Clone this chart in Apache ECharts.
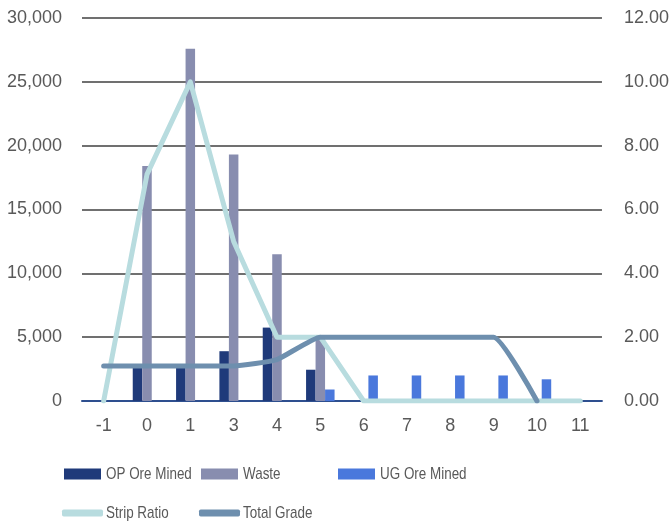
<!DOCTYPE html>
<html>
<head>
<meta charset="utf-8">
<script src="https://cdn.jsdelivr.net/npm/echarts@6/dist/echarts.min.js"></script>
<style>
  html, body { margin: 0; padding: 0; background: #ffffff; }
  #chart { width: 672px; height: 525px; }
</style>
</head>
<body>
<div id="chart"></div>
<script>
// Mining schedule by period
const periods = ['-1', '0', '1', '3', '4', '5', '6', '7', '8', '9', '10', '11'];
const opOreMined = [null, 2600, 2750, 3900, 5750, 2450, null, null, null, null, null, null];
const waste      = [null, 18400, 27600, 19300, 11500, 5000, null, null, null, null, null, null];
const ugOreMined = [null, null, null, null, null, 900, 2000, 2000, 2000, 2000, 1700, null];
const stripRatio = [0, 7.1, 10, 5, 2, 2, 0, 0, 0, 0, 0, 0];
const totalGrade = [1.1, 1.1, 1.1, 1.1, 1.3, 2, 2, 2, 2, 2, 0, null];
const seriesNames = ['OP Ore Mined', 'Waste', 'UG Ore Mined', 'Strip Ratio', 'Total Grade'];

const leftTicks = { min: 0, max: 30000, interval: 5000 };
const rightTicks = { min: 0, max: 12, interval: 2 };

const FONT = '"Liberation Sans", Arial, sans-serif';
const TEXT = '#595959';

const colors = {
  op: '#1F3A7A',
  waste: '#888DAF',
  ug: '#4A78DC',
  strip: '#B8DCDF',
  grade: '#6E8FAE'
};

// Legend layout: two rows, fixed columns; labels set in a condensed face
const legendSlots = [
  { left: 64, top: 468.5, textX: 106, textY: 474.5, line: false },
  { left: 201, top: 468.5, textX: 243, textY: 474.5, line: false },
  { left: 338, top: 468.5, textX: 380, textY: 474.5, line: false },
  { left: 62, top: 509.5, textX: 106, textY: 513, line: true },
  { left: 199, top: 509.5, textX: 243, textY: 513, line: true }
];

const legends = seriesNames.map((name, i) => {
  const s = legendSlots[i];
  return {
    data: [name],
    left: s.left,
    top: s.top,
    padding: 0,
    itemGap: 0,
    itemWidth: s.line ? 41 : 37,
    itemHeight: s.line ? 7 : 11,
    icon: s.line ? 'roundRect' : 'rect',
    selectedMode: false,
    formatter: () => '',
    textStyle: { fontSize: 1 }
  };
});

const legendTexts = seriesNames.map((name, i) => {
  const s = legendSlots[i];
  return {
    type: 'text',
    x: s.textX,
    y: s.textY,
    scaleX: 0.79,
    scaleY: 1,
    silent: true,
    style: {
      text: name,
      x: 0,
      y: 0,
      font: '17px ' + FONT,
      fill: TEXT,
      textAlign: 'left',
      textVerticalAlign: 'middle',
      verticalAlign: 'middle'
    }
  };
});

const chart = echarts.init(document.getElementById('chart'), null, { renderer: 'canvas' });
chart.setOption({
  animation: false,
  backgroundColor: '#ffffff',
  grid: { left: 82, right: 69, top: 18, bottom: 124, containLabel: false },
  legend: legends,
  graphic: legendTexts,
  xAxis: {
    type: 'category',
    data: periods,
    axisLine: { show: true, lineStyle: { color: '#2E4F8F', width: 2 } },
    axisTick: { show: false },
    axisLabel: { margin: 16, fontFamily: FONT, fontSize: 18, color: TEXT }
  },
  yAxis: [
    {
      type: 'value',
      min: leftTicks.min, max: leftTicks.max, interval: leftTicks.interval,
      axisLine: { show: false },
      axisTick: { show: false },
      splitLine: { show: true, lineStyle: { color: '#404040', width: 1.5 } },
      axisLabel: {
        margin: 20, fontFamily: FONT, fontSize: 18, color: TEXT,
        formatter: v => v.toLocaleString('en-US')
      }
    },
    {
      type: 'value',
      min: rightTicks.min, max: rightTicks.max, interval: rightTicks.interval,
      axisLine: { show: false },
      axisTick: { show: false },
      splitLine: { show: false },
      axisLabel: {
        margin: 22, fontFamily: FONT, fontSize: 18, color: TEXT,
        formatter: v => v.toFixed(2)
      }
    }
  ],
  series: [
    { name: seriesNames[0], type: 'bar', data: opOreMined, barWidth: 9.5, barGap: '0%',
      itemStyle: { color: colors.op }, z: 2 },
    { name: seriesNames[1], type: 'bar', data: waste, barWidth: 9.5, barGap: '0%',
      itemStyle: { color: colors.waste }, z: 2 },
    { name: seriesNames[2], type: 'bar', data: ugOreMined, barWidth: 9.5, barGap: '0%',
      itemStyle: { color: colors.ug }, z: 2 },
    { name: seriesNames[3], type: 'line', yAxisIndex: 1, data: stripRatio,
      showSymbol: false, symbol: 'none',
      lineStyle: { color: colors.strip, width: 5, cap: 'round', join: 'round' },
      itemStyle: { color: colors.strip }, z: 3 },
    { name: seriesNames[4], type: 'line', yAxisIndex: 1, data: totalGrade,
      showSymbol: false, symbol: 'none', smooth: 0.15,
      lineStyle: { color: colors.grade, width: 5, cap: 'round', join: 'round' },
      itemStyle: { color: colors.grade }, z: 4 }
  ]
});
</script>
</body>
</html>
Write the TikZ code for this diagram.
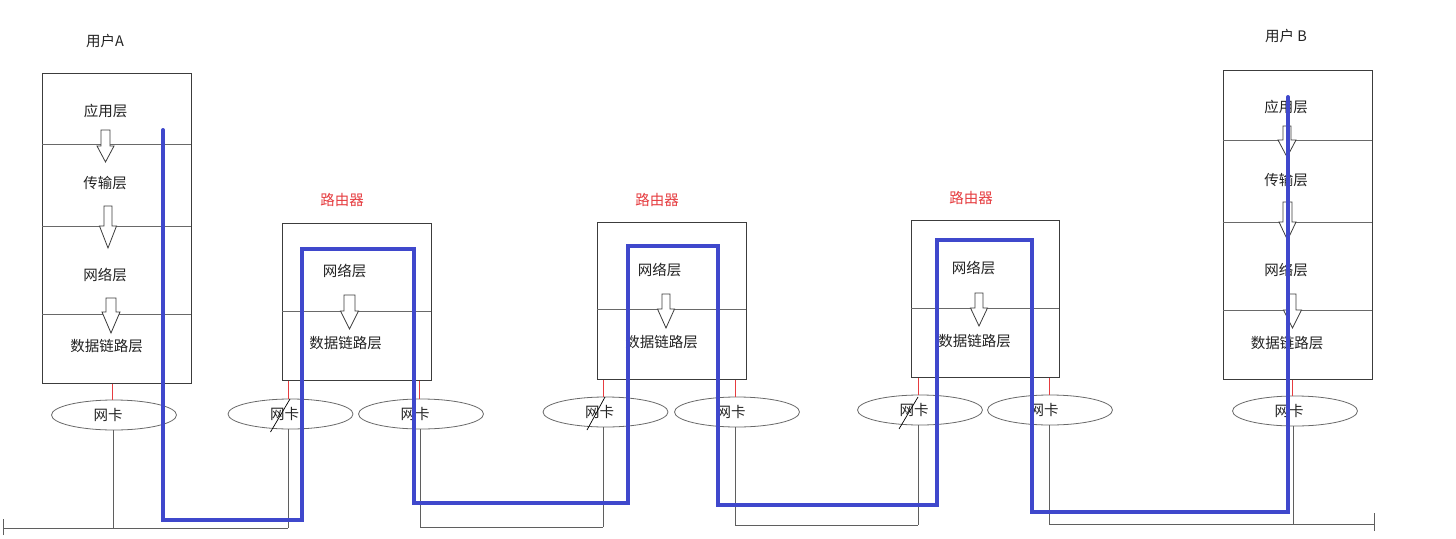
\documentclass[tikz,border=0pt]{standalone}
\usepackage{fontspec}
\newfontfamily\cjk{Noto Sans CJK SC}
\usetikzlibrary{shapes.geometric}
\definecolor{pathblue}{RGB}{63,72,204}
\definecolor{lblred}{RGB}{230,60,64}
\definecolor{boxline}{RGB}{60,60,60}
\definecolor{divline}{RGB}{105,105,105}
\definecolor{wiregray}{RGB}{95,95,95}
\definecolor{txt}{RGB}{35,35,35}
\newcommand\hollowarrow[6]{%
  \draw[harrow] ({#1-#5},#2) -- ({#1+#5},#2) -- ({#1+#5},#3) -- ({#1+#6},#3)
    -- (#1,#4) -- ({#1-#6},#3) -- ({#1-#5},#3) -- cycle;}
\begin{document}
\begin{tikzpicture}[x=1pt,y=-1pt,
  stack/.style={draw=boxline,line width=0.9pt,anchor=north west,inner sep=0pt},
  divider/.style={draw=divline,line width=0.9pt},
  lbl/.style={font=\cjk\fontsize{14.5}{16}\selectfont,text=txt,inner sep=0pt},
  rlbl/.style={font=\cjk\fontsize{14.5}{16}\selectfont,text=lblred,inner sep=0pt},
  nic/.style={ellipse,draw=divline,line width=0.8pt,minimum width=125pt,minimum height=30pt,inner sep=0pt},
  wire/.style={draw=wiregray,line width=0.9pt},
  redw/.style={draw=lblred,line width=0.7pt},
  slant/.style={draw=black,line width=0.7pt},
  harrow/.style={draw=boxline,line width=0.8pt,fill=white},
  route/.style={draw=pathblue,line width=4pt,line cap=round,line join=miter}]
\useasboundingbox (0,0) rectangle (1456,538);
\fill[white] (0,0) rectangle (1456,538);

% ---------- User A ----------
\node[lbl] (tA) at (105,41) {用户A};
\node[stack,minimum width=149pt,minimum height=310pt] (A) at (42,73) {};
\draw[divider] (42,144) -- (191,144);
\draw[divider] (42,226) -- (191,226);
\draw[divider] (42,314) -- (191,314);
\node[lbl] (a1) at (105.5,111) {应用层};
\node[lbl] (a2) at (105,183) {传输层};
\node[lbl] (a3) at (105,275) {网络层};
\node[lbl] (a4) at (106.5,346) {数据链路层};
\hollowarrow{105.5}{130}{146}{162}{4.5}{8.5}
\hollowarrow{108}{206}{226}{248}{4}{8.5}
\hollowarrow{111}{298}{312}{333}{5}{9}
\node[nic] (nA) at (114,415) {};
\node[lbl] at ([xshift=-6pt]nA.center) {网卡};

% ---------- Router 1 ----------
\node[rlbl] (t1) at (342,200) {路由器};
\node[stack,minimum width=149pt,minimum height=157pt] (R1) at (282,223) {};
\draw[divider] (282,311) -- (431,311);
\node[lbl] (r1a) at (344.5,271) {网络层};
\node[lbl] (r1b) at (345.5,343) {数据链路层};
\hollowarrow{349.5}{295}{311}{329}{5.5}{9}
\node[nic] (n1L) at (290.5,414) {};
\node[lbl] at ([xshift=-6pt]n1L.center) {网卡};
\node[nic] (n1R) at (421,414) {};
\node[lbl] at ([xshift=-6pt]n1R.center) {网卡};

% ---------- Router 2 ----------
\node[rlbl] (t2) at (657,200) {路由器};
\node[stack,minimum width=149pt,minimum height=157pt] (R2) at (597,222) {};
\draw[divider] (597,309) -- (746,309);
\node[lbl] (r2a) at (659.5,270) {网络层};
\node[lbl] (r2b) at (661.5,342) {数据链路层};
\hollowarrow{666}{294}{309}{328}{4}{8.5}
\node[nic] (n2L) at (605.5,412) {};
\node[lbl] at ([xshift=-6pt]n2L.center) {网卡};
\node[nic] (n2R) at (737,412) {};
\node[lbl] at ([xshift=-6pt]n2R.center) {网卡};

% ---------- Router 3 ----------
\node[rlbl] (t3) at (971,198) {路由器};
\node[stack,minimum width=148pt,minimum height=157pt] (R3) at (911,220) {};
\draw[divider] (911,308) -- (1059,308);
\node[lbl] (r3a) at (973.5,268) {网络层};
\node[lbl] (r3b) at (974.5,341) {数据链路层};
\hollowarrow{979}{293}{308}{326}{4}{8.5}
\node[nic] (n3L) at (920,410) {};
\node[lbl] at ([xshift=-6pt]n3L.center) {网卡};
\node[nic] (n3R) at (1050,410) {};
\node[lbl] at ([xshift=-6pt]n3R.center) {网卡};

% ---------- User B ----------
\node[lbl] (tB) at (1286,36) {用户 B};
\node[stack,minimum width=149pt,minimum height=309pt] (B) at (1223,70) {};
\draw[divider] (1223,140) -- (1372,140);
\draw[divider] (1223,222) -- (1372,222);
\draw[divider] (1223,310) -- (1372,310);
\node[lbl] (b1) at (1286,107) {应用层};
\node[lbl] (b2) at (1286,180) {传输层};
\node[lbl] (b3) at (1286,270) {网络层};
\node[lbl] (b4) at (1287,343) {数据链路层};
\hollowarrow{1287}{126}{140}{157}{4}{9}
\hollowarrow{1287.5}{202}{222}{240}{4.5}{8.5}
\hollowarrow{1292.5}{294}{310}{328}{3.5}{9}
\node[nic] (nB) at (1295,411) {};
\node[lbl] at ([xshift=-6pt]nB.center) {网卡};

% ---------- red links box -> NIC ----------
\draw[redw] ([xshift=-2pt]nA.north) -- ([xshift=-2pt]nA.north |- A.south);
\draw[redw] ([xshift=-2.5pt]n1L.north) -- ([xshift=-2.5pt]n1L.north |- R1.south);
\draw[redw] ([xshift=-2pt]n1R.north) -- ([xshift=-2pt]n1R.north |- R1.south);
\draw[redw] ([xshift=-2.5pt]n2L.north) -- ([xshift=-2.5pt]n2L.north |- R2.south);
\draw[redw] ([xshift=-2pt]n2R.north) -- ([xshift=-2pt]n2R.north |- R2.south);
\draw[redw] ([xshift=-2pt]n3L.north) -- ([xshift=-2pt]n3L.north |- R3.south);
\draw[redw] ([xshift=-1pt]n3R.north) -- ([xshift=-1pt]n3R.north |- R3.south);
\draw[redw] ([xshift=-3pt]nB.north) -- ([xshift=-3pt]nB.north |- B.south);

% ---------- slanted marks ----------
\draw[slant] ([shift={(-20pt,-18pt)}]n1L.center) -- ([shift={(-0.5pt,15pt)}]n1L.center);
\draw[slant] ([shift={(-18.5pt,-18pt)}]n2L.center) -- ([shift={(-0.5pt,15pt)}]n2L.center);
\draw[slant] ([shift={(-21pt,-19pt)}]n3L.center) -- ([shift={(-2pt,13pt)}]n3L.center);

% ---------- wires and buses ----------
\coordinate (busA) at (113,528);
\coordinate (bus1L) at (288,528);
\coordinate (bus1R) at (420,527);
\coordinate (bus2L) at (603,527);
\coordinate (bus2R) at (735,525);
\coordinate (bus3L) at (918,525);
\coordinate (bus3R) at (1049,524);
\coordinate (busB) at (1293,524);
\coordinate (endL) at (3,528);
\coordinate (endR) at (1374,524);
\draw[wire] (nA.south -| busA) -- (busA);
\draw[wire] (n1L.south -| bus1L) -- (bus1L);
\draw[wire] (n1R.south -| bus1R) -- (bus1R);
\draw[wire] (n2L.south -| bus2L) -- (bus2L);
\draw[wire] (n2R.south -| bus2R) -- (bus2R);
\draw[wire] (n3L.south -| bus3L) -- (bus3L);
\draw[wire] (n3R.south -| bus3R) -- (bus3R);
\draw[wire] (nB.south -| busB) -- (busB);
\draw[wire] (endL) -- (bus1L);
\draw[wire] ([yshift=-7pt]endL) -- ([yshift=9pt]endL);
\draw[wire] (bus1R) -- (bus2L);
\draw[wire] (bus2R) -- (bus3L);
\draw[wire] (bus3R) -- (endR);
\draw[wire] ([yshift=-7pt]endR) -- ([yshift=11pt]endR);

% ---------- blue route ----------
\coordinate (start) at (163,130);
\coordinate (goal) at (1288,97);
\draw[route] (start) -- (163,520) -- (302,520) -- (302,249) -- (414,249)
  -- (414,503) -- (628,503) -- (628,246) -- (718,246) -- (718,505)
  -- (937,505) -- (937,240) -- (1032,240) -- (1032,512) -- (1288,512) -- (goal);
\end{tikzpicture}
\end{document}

__SET PROBLEM__: Count how many lines hold the string "this" and give that number alone.

__COMPLETE RESPONSE__: 2